**WHAT IS REQUIRED**:
Look through the data below and return each line where "this" appears.

***

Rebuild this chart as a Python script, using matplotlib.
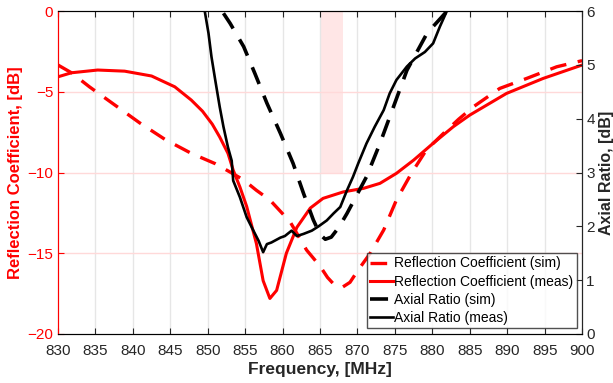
import numpy as np
import matplotlib
matplotlib.use('Agg')
import matplotlib.pyplot as plt

plt.rcParams['font.family'] = ['Liberation Sans', 'DejaVu Sans']

# reflection coefficient, simulated
f_s11_sim = [830, 831.8, 834.2, 837.6, 840.9, 844.3, 847.8, 851.0, 853.1, 854.8, 856.5, 858.3, 861.0, 863.2,
             865.0, 866.0, 867.0, 868.0, 869.0, 870.0, 871.7, 873.5, 875.2, 877.2, 879.2, 881.5,
             883.5, 885.5, 889.0, 892.6, 896.6, 900]
s11_sim = [-3.34, -3.82, -4.69, -5.82, -6.92, -7.95, -8.81, -9.45, -10.0, -10.46, -11.1, -11.7, -13.05, -14.8,
           -15.8, -16.5, -17.0, -17.1, -16.8, -16.1, -15.0, -13.56, -11.7, -10.05, -8.6, -7.57,
           -6.7, -5.92, -4.79, -4.17, -3.45, -3.07]

# reflection coefficient, measured
f_s11_meas = [830, 831.8, 835.3, 838.9, 842.5, 845.6, 847.8, 849.3, 850.6, 851.6, 852.7, 853.4, 854.3, 855.2,
              856.5, 857.4, 858.3, 859.2, 860.5, 861.9, 863.7, 865.4, 868.1, 870.8, 873.0, 875.2, 877.5,
              880.1, 882.8, 885.0, 889.9, 894.8, 900]
s11_meas = [-4.07, -3.82, -3.65, -3.72, -4.02, -4.69, -5.51, -6.2, -7.0, -7.8, -8.81, -9.85, -10.9, -12.1,
            -14.4, -16.7, -17.8, -17.3, -15.0, -13.4, -12.2, -11.6, -11.2, -10.98, -10.67, -10.05, -9.23,
            -8.19, -7.16, -6.44, -5.1, -4.17, -3.34]

# axial ratio, simulated
f_ar_sim = [852.1, 853.0, 854.8, 856.3, 857.9, 859.7, 861.4, 862.8, 864.1, 865.0, 865.7, 866.5, 867.5, 868.6,
            871.2, 873.0, 874.8, 876.6, 879.3, 881.9]
ar_sim = [5.96, 5.77, 5.34, 4.84, 4.29, 3.73, 3.17, 2.61, 2.12, 1.85, 1.76, 1.80, 1.98, 2.24,
          2.92, 3.54, 4.22, 4.9, 5.59, 5.99]

# axial ratio, measured
f_ar_meas = [849.6, 850.1, 850.5, 851.0, 851.6, 852.1, 852.7, 853.2, 853.4, 854.3, 855.2, 856.1, 856.8, 857.4,
             857.9, 858.5, 859.7, 860.3, 861.2, 861.9, 862.8, 863.9, 864.8, 865.9, 866.8, 867.7, 868.6,
             869.4, 870.1, 871.2, 872.3, 873.5, 874.3, 875.2, 876.6, 877.7, 879.0, 880.1, 881.0, 881.9]
ar_meas = [6.0, 5.59, 5.15, 4.72, 4.22, 3.85, 3.47, 3.22, 2.85, 2.54, 2.17, 1.92, 1.73, 1.52,
           1.67, 1.70, 1.79, 1.82, 1.92, 1.82, 1.86, 1.92, 2.0, 2.11, 2.24, 2.36, 2.67,
           2.92, 3.17, 3.54, 3.85, 4.16, 4.47, 4.72, 4.97, 5.12, 5.24, 5.40, 5.71, 5.99]

band = [865, 868]
band_top, band_bottom = 0, -10

xticks = list(range(830, 901, 5))
red = '#ff0000'
dark = '#262626'

fig = plt.figure(figsize=(6.13, 3.83), dpi=100)
ax = fig.add_axes([0.0946, 0.128, 0.855, 0.843])
ax2 = ax.twinx()

ax.fill_between(band, band_bottom, band_top, color='#ffe6e6', lw=0, zorder=0)
for x in xticks[1:-1]:
    ax.axvline(x, color='#e6e6e6', lw=1, zorder=0.5)
for y in [-5, -10, -15]:
    ax.axhline(y, color='#ffd9d9', lw=1, zorder=0.5)

ax.plot(f_s11_sim, s11_sim, color=red, lw=2.4, ls=(0, (5, 3.5)), label='Reflection Coefficient (sim)')
ax.plot(f_s11_meas, s11_meas, color=red, lw=2.2, label='Reflection Coefficient (meas)')
l3, = ax2.plot(f_ar_sim, ar_sim, color='k', lw=2.6, ls=(0, (5, 3.5)), label='Axial Ratio (sim)')
l4, = ax2.plot(f_ar_meas, ar_meas, color='k', lw=1.9, label='Axial Ratio (meas)')

ax.set_xlim(830, 900)
ax.set_ylim(-20, 0)
ax2.set_ylim(0, 6)
ax.set_xticks(xticks)
ax.set_yticks([-20, -15, -10, -5, 0])
ax2.set_yticks(range(0, 7))

ax.tick_params(axis='x', direction='in', length=4, labelsize=11, colors=dark, top=True, pad=7)
ax.tick_params(axis='y', direction='in', length=4, labelsize=11, colors=red)
ax2.tick_params(axis='y', direction='in', length=4, labelsize=11, colors=dark, pad=3)
ax.spines['left'].set_color(red)
for s in ['top', 'bottom']:
    ax.spines[s].set_color(dark)
ax2.spines['left'].set_color(red)
ax2.spines['right'].set_color(dark)

ax.set_xlabel('Frequency, [MHz]', fontsize=12.5, fontweight='bold', color=dark, labelpad=3)
ax.set_ylabel('Reflection Coefficient, [dB]', fontsize=12, fontweight='bold', color=red, labelpad=3)
ax2.set_ylabel('Axial Ratio, [dB]', fontsize=11.5, fontweight='bold', color=dark, labelpad=3)

h1, lab1 = ax.get_legend_handles_labels()
leg = ax2.legend(h1 + [l3, l4], lab1 + ['Axial Ratio (sim)', 'Axial Ratio (meas)'],
                 loc='lower right', fontsize=10, frameon=True, fancybox=False,
                 edgecolor=dark, handlelength=1.6, handletextpad=0.1, borderpad=0.25,
                 labelspacing=0.3, borderaxespad=0.4)
leg.get_frame().set_linewidth(1.0)

fig.savefig('out.png', dpi=100)
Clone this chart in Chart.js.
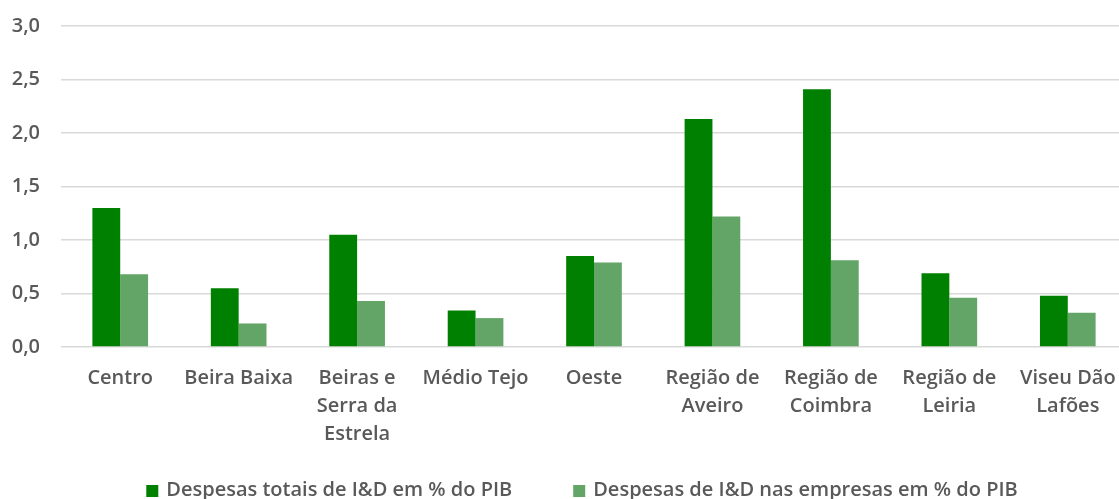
<!DOCTYPE html>
<html><head><meta charset="utf-8">
<script src="https://cdn.jsdelivr.net/npm/chart.js@4"></script>
<style>
html,body{margin:0;padding:0;background:#fff;overflow:hidden;}
#wrap{width:1127px;height:499px;position:relative;}
</style></head>
<body><div id="wrap"><canvas id="c"></canvas></div>
<script>
const categories = [["Centro"],["Beira Baixa"],["Beiras e","Serra da","Estrela"],["Médio Tejo"],["Oeste"],["Região de","Aveiro"],["Região de","Coimbra"],["Região de","Leiria"],["Viseu Dão","Lafões"]];
const seriesNames = ["Despesas totais de I&D em % do PIB","Despesas de I&D nas empresas em % do PIB"];
const totalID = [1.30,0.55,1.05,0.34,0.85,2.13,2.41,0.69,0.48];
const empresasID = [0.68,0.22,0.43,0.27,0.79,1.22,0.81,0.46,0.32];
const yTicks = [0,0.5,1,1.5,2,2.5,3];

const txt = '#595959';
const FONT = 'Open Sans';

const customLegend = {
  id:'customLegend',
  afterDraw(chart){
    const ctx = chart.ctx;
    const font = '600 20px "'+FONT+'"';
    ctx.save();
    ctx.font = font;
    const box = 12, gapBoxText = 8, gapItems = 61;
    const items = chart.data.datasets.map(ds=>({label:ds.label,color:ds.backgroundColor,w:ctx.measureText(ds.label).width}));
    const total = items.reduce((s,it)=>s+box+gapBoxText+it.w,0)+gapItems*(items.length-1);
    let x = 582 - total/2;
    const yMid = 490;
    ctx.textBaseline='middle';
    ctx.textAlign='left';
    items.forEach(it=>{
      ctx.fillStyle = it.color;
      ctx.fillRect(x, yMid-5, box, box);
      x += box+gapBoxText;
      ctx.fillStyle = txt;
      ctx.fillText(it.label, x, yMid);
      x += it.w + gapItems;
    });
    ctx.restore();
  }
};

new Chart(document.getElementById('c'), {
  type:'bar',
  data:{
    labels:categories,
    datasets:[
      {label:seriesNames[0],data:totalID,backgroundColor:'#008000',categoryPercentage:0.47,barPercentage:1.0},
      {label:seriesNames[1],data:empresasID,backgroundColor:'#63a467',categoryPercentage:0.47,barPercentage:1.0}
    ]
  },
  plugins:[customLegend],
  options:{
    responsive:true,maintainAspectRatio:false,animation:false,
    layout:{padding:{left:0,right:0,top:26,bottom:42}},
    plugins:{
      tooltip:{enabled:false},
      legend:{display:false}
    },
    scales:{
      x:{grid:{display:false},border:{display:false},
         ticks:{color:txt,font:{family:FONT,size:20,weight:'600',lineHeight:1.4},padding:9,maxRotation:0,autoSkip:false}},
      y:{min:0,max:3,border:{display:false},
         grid:{color:'#d9d9d9',lineWidth:1.5,drawTicks:false},
         afterBuildTicks:(ax)=>{ax.ticks=yTicks.map(v=>({value:v}));},
         afterFit:(ax)=>{ax.width=61;ax.paddingTop=0;ax.paddingBottom=0;},
         ticks:{color:txt,font:{family:FONT,size:20,weight:'600'},padding:21,
           callback:(v)=>Number(v).toFixed(1).replace('.',',')}}
    }
  }
});
</script></body></html>
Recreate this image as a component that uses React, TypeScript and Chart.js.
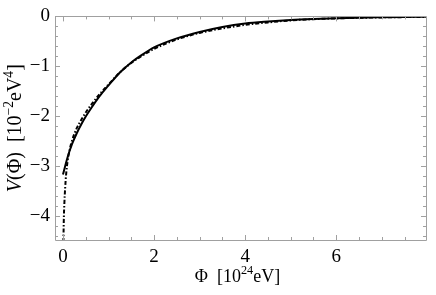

***

**RESPONSE**:
Rebuild this chart as a Python script, using matplotlib.
Clone this chart in Chart.js.
Recreate this image as a component that uses React, TypeScript and Chart.js.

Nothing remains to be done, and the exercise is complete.